Bizarre. If anyone, including Mitt Romney didn’t repay the bonds there is a very simple recourse. You sue them. If you could prove their used the money for dividends instead of making debt payments, you would win. Not sure what you are saying here.
The ownership of businesses like this end up concentrated in the hands of a vanishingly small population.
This undermines flexibility in the economy and diverts money flows away from potentially local-type owners, who might partner with local businesses, to a tier of firms that have every interest to take advantage of economies of scale and partner with other businesses within the private equity world, rather than the local hopeful who might actually do a better job and implement new types of business methods.
The typical USA leveraged model sets up the trigger for this situation. The amount of money the private equity people are able to siphon is incredible - it is not atypical to see a debt structure where the junior unsecured portion is paying 15 - 20% per year interest.
This incident is a metaphor for and a reflection of countless others.
i’ve yet to come across a private equity business that encourages advancements in business in order to benefit from the improved economic conditions that would create. They are short-termist (5 year funds), and seek to maximise IRR at the expense of all else.

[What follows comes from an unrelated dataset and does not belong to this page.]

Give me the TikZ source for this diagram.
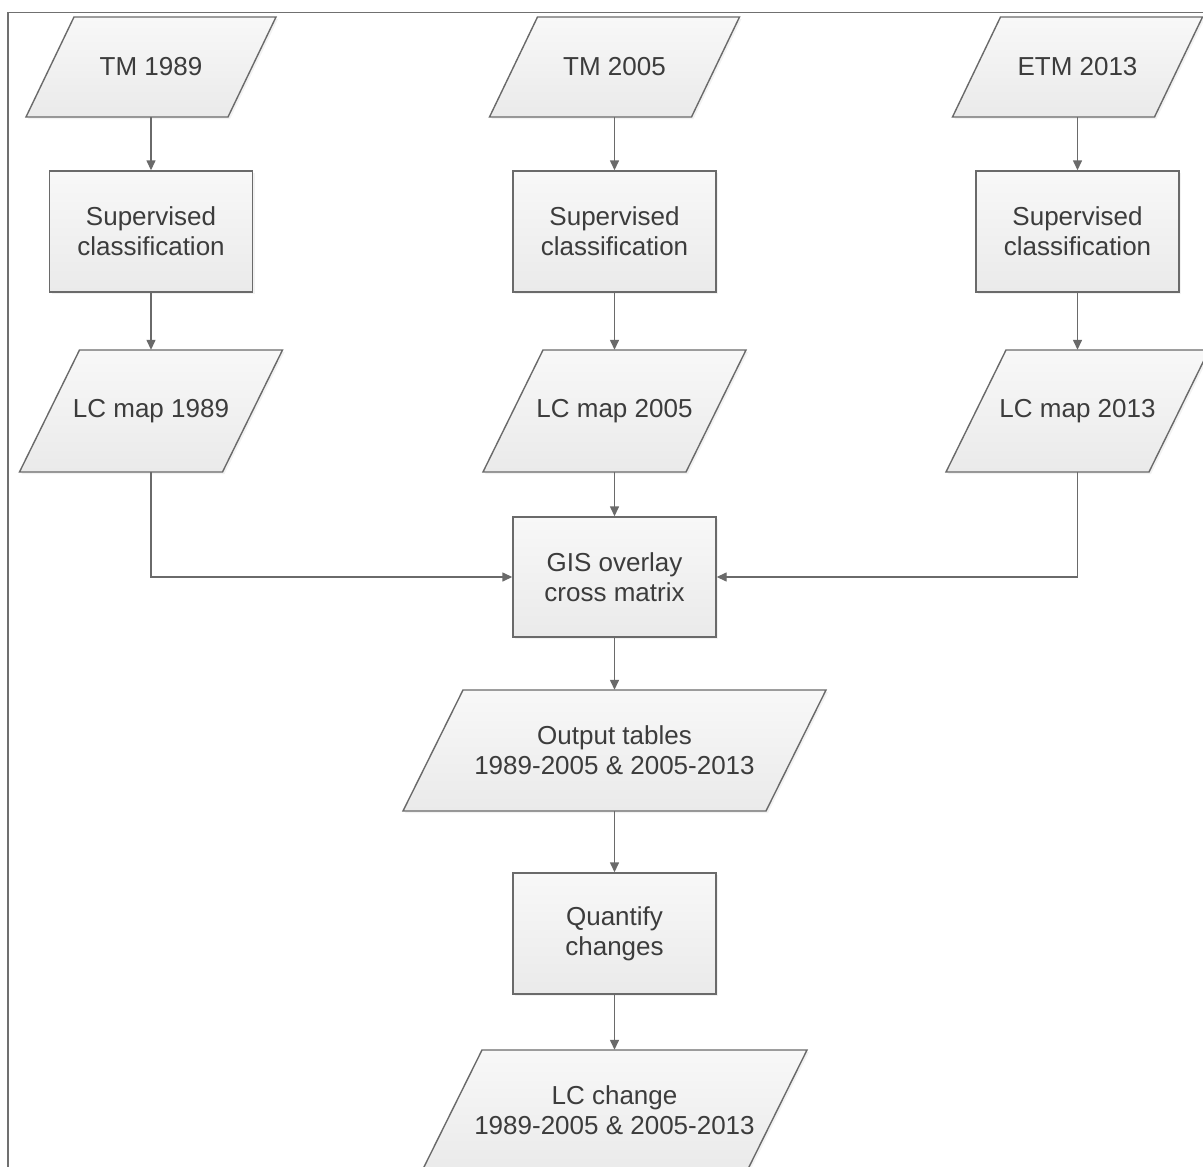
\documentclass[tikz,border=0pt]{standalone}
\usepackage{fontspec}
\setmainfont{Liberation Sans}
\usetikzlibrary{arrows.meta,shadows}
\definecolor{lineg}{HTML}{6A6A6A}
\definecolor{textg}{HTML}{3C3C3C}
\definecolor{ftop}{HTML}{F8F8F8}
\definecolor{fbot}{HTML}{EAEAEA}
\definecolor{frameg}{HTML}{707070}
\tikzset{
  shapefill/.style={draw=lineg, line width=1.4pt, top color=ftop, bottom color=fbot,
    drop shadow={opacity=0.10, shadow xshift=2pt, shadow yshift=-2pt}},
  txt/.style={inner sep=0pt, text=textg, align=center,
    font=\fontsize{26}{30}\selectfont},
  boxnode/.style={txt, shapefill, minimum width=203pt, minimum height=121pt},
  conn/.style={draw=lineg, line width=1.4pt, -{Triangle[length=10pt,width=9pt]}},
  framestyle/.style={draw=frameg, line width=1.6pt}
}
% #1 name, #2 cx, #3 cy, #4 side width, #5 height, #6 slant, #7 text
\newcommand\paranode[7]{%
  \path[shapefill] ({#2-#4/2+#6/2},{#3-#5/2}) -- ({#2+#4/2+#6/2},{#3-#5/2})
     -- ({#2+#4/2-#6/2},{#3+#5/2}) -- ({#2-#4/2-#6/2},{#3+#5/2}) -- cycle;
  \node[txt, minimum width=#4pt, minimum height=#5pt] (#1) at (#2,#3) {#7};
}
\begin{document}
\begin{tikzpicture}[x=1pt,y=-1pt]
\useasboundingbox (0,0) rectangle (1203,1167);
\clip (0,0) rectangle (1203,1167);
\fill[white] (0,0) rectangle (1203,1167);
\draw[framestyle] (1215,12.5) -- (8,12.5) -- (8,1180);

% row 1: inputs
\paranode{tm89}{151}{67}{202}{100}{48}{TM 1989}
\paranode{tm05}{614.5}{67}{202}{100}{48}{TM 2005}
\paranode{etm13}{1077.5}{67}{202}{100}{48}{ETM 2013}

% row 2: classification
\node[boxnode] (sc89) at (151,231.5) {Supervised\\classification};
\node[boxnode] (sc05) at (614.5,231.5) {Supervised\\classification};
\node[boxnode] (sc13) at (1077.5,231.5) {Supervised\\classification};

% row 3: LC maps
\paranode{lc89}{151}{411}{203}{122}{60}{LC map 1989}
\paranode{lc05}{614.5}{411}{203}{122}{60}{LC map 2005}
\paranode{lc13}{1077.5}{411}{203}{122}{60}{LC map 2013}

% overlay
\node[boxnode, minimum height=120pt] (gis) at (614.5,577) {GIS overlay\\cross matrix};

% output tables
\paranode{out}{614.5}{750.5}{363}{121}{60}{Output tables\\1989-2005 \& 2005-2013}

% quantify
\node[boxnode] (quant) at (614.5,933.5) {Quantify\\changes};

% LC change
\paranode{lcc}{614.5}{1110.5}{325}{121}{60}{LC change\\1989-2005 \& 2005-2013}

% connectors
\draw[conn] (tm89) -- (sc89);
\draw[conn] (tm05) -- (sc05);
\draw[conn] (etm13) -- (sc13);
\draw[conn] (sc89) -- (lc89);
\draw[conn] (sc05) -- (lc05);
\draw[conn] (sc13) -- (lc13);
\draw[conn] (lc05) -- (gis);
\draw[conn] (lc89.south) |- (gis.west);
\draw[conn] (lc13.south) |- (gis.east);
\draw[conn] (gis) -- (out);
\draw[conn] (out) -- (quant);
\draw[conn] (quant) -- (lcc);
\end{tikzpicture}
\end{document}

You have mixed so many unrelated factors here. A hedge fund is not a private equity fund. The “bonds” you keep referring to no longer exist. The terrible private equity fund that was owed the money swapped their debt for stock in the company. They are now on the same page with the employees whose livelihood depends on the success of the company. if the company goes under, Ares Capital loses everything. How is that not fair? You say if it fails “the rest of the citizens will pay for any costs.” Please explain how that would happen? If it fails you will just buy your Fender guitar somewhere else. Mutual Funds do not invest in private equity. Mutual funds are baskets of publicly traded stocks. Retail investors do not invest in private equity funds. Throwing in terms you obviously have heard but don’t understand doesn’t make your argument. If you don’t like private equity, don’t invest in it. If you don’t like it, don’t shop at stores they own. Or, start your own fund. Go out and convince people to invest in it and go out and buy a portfolio of companies. I will tell you a story. I once bought a company from three guys who started it. I paid them $7 million for it. The first thing I did was get rid of them. That saved me nearly a million a year. Then, I got rid of their company airplane, company ski condo, Florida condo, company fishing lodge, company fishing boat and a slush fund they used for personal vacations. None of those things things had anything to do with the business. I was able to hire about six more productive employees and gave the staff a better benefits program and stock options which they never had. In two years, the company was making more than I paid for it. I used my shareholder’s capital to acquire an under performing asset and fix it. They were very happy. The guys who sold were very happy because they got two million each and I was happy when I sold it to a private equity company for about ten times what I paid for it several years later. Today, it does about $150 million in sales. Had the three guys who started it still owned it, it would still be doing the $4 million in sales they were doing. Today, the company employs many more people, serves many more customers. That is called the best use of assets. I am unsure why that is a bad thing?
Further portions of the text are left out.